AIM »
Select lines where the word "matplotlib" appears.

DATA »
————
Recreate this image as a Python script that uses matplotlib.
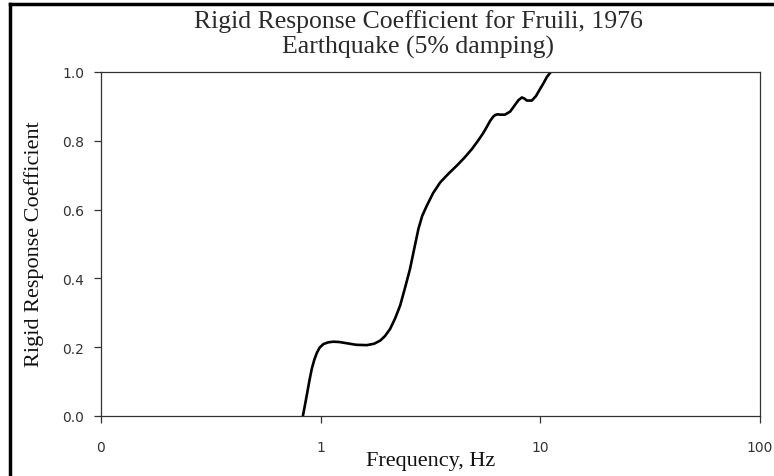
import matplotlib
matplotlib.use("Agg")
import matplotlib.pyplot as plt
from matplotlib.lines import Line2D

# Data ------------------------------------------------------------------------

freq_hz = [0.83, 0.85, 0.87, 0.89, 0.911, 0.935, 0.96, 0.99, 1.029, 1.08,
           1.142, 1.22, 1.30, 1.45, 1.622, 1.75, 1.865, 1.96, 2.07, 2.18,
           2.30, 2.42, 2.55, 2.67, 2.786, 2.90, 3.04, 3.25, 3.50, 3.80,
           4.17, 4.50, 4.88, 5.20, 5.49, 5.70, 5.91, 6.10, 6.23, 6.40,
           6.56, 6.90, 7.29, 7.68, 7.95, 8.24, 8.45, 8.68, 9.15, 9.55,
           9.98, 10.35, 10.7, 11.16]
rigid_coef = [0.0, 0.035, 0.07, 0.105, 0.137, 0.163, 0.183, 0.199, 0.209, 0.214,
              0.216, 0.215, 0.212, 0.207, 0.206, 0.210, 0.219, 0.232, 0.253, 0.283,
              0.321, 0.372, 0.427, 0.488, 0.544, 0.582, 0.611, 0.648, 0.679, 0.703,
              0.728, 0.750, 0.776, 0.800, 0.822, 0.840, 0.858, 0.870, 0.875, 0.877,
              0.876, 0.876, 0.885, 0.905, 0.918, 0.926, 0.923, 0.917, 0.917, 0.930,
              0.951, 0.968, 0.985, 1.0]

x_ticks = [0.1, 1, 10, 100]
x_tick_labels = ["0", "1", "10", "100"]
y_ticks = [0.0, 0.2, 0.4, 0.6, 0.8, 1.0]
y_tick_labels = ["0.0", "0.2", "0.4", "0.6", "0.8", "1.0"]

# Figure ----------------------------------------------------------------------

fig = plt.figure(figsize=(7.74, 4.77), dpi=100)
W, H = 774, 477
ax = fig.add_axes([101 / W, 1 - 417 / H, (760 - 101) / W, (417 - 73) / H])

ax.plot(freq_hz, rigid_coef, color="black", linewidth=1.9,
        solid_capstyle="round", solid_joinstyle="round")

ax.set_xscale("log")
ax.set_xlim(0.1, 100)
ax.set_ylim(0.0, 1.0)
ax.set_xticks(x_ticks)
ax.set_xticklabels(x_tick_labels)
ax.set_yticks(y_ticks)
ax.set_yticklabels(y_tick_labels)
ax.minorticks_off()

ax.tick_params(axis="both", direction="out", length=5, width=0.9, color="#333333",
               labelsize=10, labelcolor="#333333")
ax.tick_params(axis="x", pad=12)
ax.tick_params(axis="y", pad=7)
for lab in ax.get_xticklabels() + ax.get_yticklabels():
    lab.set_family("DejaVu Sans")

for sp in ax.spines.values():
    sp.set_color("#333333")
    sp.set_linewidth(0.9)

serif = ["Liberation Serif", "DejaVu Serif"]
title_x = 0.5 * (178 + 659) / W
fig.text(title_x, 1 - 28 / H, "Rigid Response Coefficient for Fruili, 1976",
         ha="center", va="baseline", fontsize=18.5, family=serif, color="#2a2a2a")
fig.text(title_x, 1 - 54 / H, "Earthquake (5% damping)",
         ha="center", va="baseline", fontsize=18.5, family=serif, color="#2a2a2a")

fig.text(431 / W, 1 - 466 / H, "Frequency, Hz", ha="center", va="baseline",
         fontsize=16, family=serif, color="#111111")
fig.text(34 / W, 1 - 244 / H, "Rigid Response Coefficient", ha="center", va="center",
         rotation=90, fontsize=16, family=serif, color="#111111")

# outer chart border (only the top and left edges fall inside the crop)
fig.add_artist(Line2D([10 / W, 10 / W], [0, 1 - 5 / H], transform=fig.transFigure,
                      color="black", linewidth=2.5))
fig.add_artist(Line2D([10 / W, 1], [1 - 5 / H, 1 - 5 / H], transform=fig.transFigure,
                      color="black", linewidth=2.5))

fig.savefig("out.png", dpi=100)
————
FINISHED EXERCISE »
Recreate this image as a Python script that uses matplotlib.
import matplotlib
matplotlib.use("Agg")
import matplotlib.pyplot as plt
from matplotlib.lines import Line2D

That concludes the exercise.